The program will compute binary "delta files" that may be used for
upgrading from one release of an Ensembl database to the next one.
The deltas are computed from the text dumps of the MySQL database
files (as found on ftp://ftp.ensembl.org/pub/<species>/data/mysql/)
and will thus incorporate any schema changes as well as data
changes. It is hoped that the process of downloading the delta files
and applying them to the older release of the text dump files on an
external site will be much quicker than downloading the complete new
release.
The new release may then be acuired by applying the delta files on the
old release using the apply.pl program (discussed elsewhere) and
loading the result into MySQL as described in the "Installing the
Ensembl Data" section of the Ensembl installation instructions.
Requirements / Configuration
To work, build.pl needs the following components, which are usually
not part of your every-day Unix-based system.
1. The xdelta program (version 1.1.3, not version 2),
http://sourceforge.net/projects/xdelta/
2. The following Perl modules, some available as standard modules,
others available from CPAN at http://www.cpan.org/
* Compress::Zlib
* Digest::MD5
* File::Basename
* Getopt::Std
3. The GNU zip (gzip) program.
Check your distribution CDs before downloading and installing these
prerequisits from the web.
Usage
Running the build.pl program without any arguments generates the
following informational text (or something very similar to it):
Usage: ./build.pl [options] [--] database old_v new_v
database The database to work on, e.g. "homo_sapiens_core".
old_v The older version, e.g. "11_31".
new_v The newer version, e.g. "12_31".
The options may be any of these:
-c cmd Path to xdelta executable.
Default: "xdelta".
-s path Path to the directory where the databases are stored.
Default: "."
-d path Path to the directory within which the delta
directory should be created.
Default: "."
To create the delta files containing all changes between the 11_31
release and the 12_31 release of the homo_sapiens_core database
located in the current directory, do this:
./build.pl homo_sapiens_core 11_31 12_31 | tee build.out
This creates a third directory called, in this case,
homo_sapiens_core_11_31_delta_12_31 (in the current directory) into
which the generated delta files will be put. In this case it is
assumed that the older revision is kept in ./homo_sapiens_core_11_31
and the newer revision is kept in ./homo_sapiens_core_12_31.
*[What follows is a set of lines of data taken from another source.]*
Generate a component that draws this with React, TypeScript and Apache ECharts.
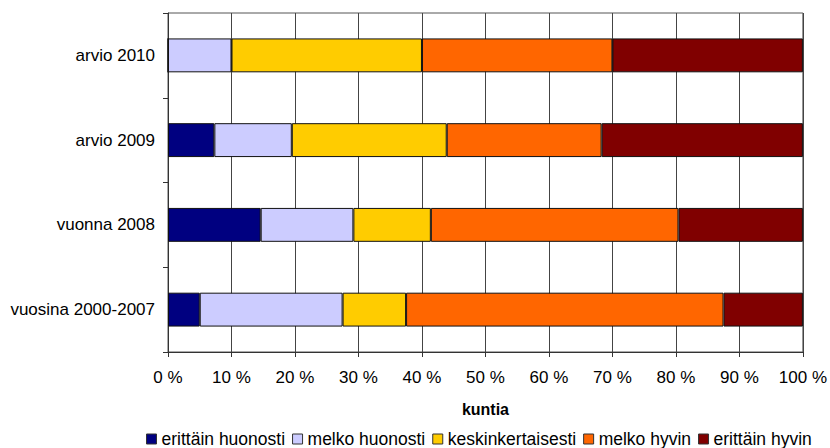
import React, { useEffect, useRef } from "react";
import * as echarts from "echarts";

const categories = ["vuosina 2000-2007", "vuonna 2008", "arvio 2009", "arvio 2010"];
const seriesNames = ["erittäin huonosti", "melko huonosti", "keskinkertaisesti", "melko hyvin", "erittäin hyvin"];
const erittainHuonosti = [5.0, 14.6, 7.3, 0];
const melkoHuonosti = [22.5, 14.6, 12.2, 10];
const keskinkertaisesti = [10.0, 12.2, 24.4, 30];
const melkoHyvin = [50.0, 39.0, 24.4, 30];
const erittainHyvin = [12.5, 19.6, 31.7, 30];
const colors = ["#000080", "#CCCCFF", "#FFCC00", "#FF6600", "#800000"];
const xTicks = [0, 10, 20, 30, 40, 50, 60, 70, 80, 90, 100];

export default function App() {
  const ref = useRef<HTMLDivElement>(null);
  useEffect(() => {
    if (!ref.current) return;
    const chart = echarts.init(ref.current, null, { renderer: "svg" });
    const data = [erittainHuonosti, melkoHuonosti, keskinkertaisesti, melkoHyvin, erittainHyvin];
    const font = "Liberation Sans, Arial, sans-serif";
    chart.setOption({
      animation: false,
      textStyle: { fontFamily: font },
      grid: {
        left: 168,
        right: 26,
        top: 13,
        bottom: 96,
        show: true,
        borderColor: "#555",
        borderWidth: 1,
        containLabel: false,
      },
      legend: {
        data: seriesNames,
        left: 146,
        top: 430,
        padding: 0,
        itemWidth: 10,
        itemHeight: 10,
        itemGap: 7,
        icon: "rect",
        itemStyle: { borderColor: "#333", borderWidth: 1 },
        textStyle: { fontSize: 17.5, color: "#000", fontFamily: font },
      },
      xAxis: {
        type: "value",
        min: 0,
        max: 100,
        interval: 10,
        name: "kuntia",
        nameLocation: "middle",
        nameGap: 49,
        nameTextStyle: { fontSize: 16, fontWeight: "bold", color: "#000", fontFamily: font },
        axisLine: { show: true, lineStyle: { color: "#333" } },
        axisTick: { show: true, length: 5, lineStyle: { color: "#333" } },
        axisLabel: {
          fontSize: 17,
          color: "#000",
          margin: 17,
          fontFamily: font,
          formatter: (v: number) => (xTicks.includes(v) ? v + " %" : ""),
        },
        splitLine: { show: true, lineStyle: { color: "#444", width: 1 } },
      },
      yAxis: {
        type: "category",
        data: categories,
        axisLine: { show: true, lineStyle: { color: "#333" } },
        axisTick: { show: true, length: 5, lineStyle: { color: "#333" } },
        axisLabel: { fontSize: 17, color: "#000", margin: 13, fontFamily: font },
        splitLine: { show: false },
      },
      series: seriesNames.map((name, i) => ({
        name,
        type: "bar",
        stack: "total",
        data: data[i],
        barCategoryGap: "60%",
        itemStyle: { color: colors[i], borderColor: "#111", borderWidth: 1 },
      })),
    });
    return () => chart.dispose();
  }, []);
  return <div ref={ref} style={{ width: 830, height: 448, position: "absolute", left: 0, top: 0 }} />;
}
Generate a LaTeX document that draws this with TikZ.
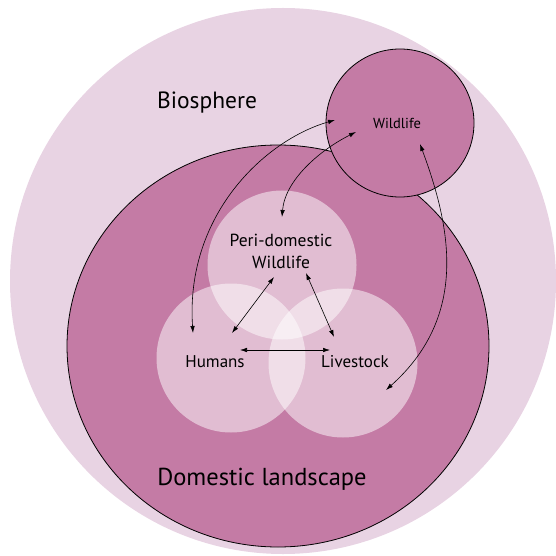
\documentclass[tikz,border=0pt]{standalone}
\usepackage{fontspec}
\setmainfont{PT Sans}
\usetikzlibrary{arrows.meta,shapes.geometric}
\definecolor{biolight}{HTML}{E8D3E3}
\definecolor{domdark}{HTML}{C47BA5}
\tikzset{
  zone/.style={circle,inner sep=0pt,minimum size=#1},
  host/.style={zone=149pt,fill=white,fill opacity=.5},
  link/.style={{Latex[length=7pt,width=4.5pt]}-{Latex[length=7pt,width=4.5pt]},line width=.6pt}
}
\begin{document}
\begin{tikzpicture}[x=1pt,y=1pt]
  \useasboundingbox (0,0) rectangle (556,555);
  \node[zone=546pt,fill=biolight] (bio) at (283,274) {};
  \node[ellipse,inner sep=0pt,minimum width=422pt,minimum height=402pt,
        draw,line width=.8pt,fill=domdark] (dom) at (278,209) {};
  \node[zone=148pt,draw,line width=.8pt,fill=domdark] (wild) at (400,432) {};
  \node[host] (peri) at (282,290) {};
  \node[host] (hum) at (231,197) {};
  \node[host] (live) at (343,192) {};
  \draw
    (207,452) node[font=\fontsize{23.5}{28}\selectfont] (biotxt){Biosphere}
    (262,76) node[font=\fontsize{24.5}{29}\selectfont] (domtxt){Domestic landscape}
    (397,432) node[font=\fontsize{14.5}{17}\selectfont] (wildtxt){Wildlife}
    (281,304) node[font=\fontsize{17.5}{22}\selectfont,align=center] (peritxt){Peri-domestic\\Wildlife}
    (215,193) node[font=\fontsize{17}{20}\selectfont] (humtxt){Humans}
    (355,193) node[font=\fontsize{17}{20}\selectfont] (livetxt){Livestock};
  \coordinate (w1) at (335,435);
  \coordinate (w2) at (356,423);
  \coordinate (w3) at (420,411);
  \coordinate (p1) at (282,338);
  \coordinate (p2) at (274,278);
  \coordinate (p3) at (306,282);
  \coordinate (h1) at (193,222);
  \coordinate (h2) at (232,222);
  \coordinate (h3) at (240,205);
  \coordinate (l1) at (386,165);
  \coordinate (l2) at (334,218);
  \coordinate (l3) at (330,205);
  \begin{scope}[link]
    \draw (w1) .. controls (265,415) and (185,340) .. (h1);
    \draw (w2) .. controls (320,405) and (285,375) .. (p1);
    \draw (w3) .. controls (450,330) and (470,240) .. (l1);
    \draw (p2) to (h2);
    \draw (p3) to (l2);
    \draw (h3) to (l3);
  \end{scope}
\end{tikzpicture}
\end{document}
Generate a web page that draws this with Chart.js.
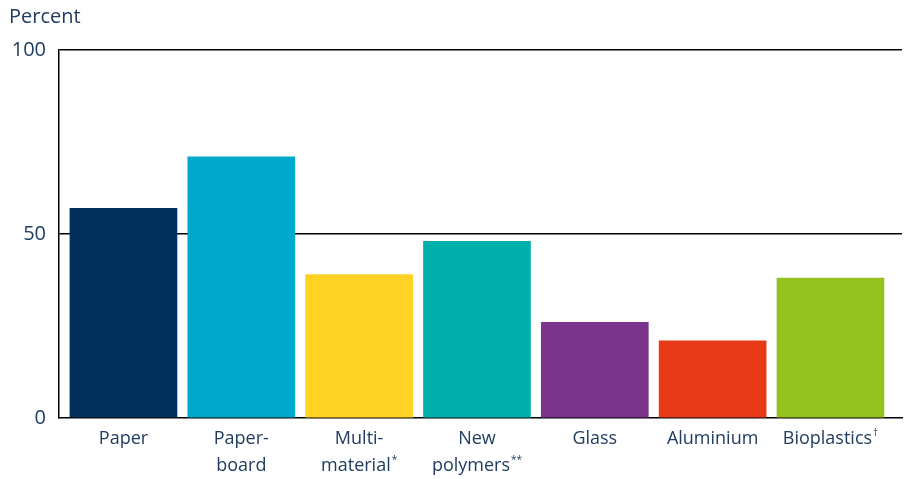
<!DOCTYPE html>
<html>
<head>
<meta charset="utf-8">
<title>Share by packaging material</title>
<script src="https://cdn.jsdelivr.net/npm/chart.js@4/dist/chart.umd.min.js"></script>
<style>
  html, body { margin: 0; padding: 0; background: #ffffff; }
  #wrap { width: 906px; height: 479px; position: relative; }
</style>
</head>
<body>
<div id="wrap"><canvas id="chart"></canvas></div>
<script>
// Category labels (line-broken as printed) with their footnote marks
const categoryLines = [
  ["Paper"],
  ["Paper-", "board"],
  ["Multi-", "material"],
  ["New", "polymers"],
  ["Glass"],
  ["Aluminium"],
  ["Bioplastics"]
];
const footnoteMarks = ["", "", "*", "**", "", "", "\u2020"];

// Values in percent
const values = [57, 71, 39, 48, 26, 21, 38];

const barColors = ["#002f5b", "#00a8cb", "#ffd223", "#00b0ad", "#7a3489", "#e63917", "#95c11f"];

const yTicks = [0, 50, 100];
const yTitle = "Percent";

const textColor = "#1f3d60";
const fontFamily = "'Open Sans', Lato, sans-serif";

// Labels under the bars, with small raised footnote marks
const labelPlugin = {
  id: "categoryLabels",
  afterDraw(chart) {
    const { ctx, chartArea } = chart;
    const xs = chart.scales.x;
    ctx.save();
    ctx.fillStyle = textColor;
    ctx.textBaseline = "middle";
    ctx.textAlign = "left";
    categoryLines.forEach((lines, i) => {
      const cx = xs.getPixelForValue(i);
      lines.forEach((line, j) => {
        const isLast = j === lines.length - 1;
        const mark = isLast ? footnoteMarks[i] : "";
        ctx.font = "18px " + fontFamily;
        const w = ctx.measureText(line).width;
        ctx.font = "10px " + fontFamily;
        const mw = mark ? ctx.measureText(mark).width + 1 : 0;
        const x0 = cx - (w + mw) / 2;
        const y = chartArea.bottom + 21 + j * 27;
        ctx.font = "18px " + fontFamily;
        ctx.fillText(line, x0, y);
        if (mark) {
          ctx.font = "10px " + fontFamily;
          ctx.fillText(mark, x0 + w + 1, y - 6);
        }
      });
    });
    // axis title
    ctx.font = "20px " + fontFamily;
    ctx.textBaseline = "middle";
    ctx.fillText(yTitle, 9, 17);
    ctx.restore();
  }
};

new Chart(document.getElementById("chart"), {
  type: "bar",
  data: {
    datasets: [{
      data: values.map((v, i) => ({ x: i, y: v })),
      backgroundColor: barColors,
      borderWidth: 0,
      barThickness: 107
    }]
  },
  options: {
    responsive: true,
    maintainAspectRatio: false,
    animation: false,
    layout: { padding: { left: 0, top: 50, right: 4, bottom: 61 } },
    plugins: {
      legend: { display: false },
      tooltip: { enabled: false }
    },
    scales: {
      x: {
        type: "linear",
        offset: false,
        min: -0.547,
        max: 6.607,
        grid: { display: false, drawTicks: false },
        border: { display: true, color: "#000000", width: 1.5 },
        ticks: { display: false }
      },
      y: {
        min: 0,
        max: 100,
        afterBuildTicks(scale) { scale.ticks = yTicks.map(v => ({ value: v })); },
        afterFit(scale) { scale.width = 59; },
        grid: {
          color: (c) => (c.tick && c.tick.value === 0 ? "rgba(0,0,0,0)" : "#000000"),
          lineWidth: 1.5,
          drawTicks: false
        },
        border: { display: true, color: "#000000", width: 1.5 },
        ticks: {
          color: textColor,
          padding: 13,
          font: { size: 20, family: fontFamily }
        }
      }
    }
  },
  plugins: [labelPlugin]
});
</script>
</body>
</html>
The "| tee build.out" bit ensures that the output that the program
produces (which includes statistics about how much space that was
saved for each file etc.) is both displayed in the console and saved
to the specified file, "build.out" in this case.
To specify alternate locations for the databases, the generated files,
or for the xdelta executable, use the -s, -d, and -c switches
respectively as described above.
For each file in the both releases, the program will check whether the
file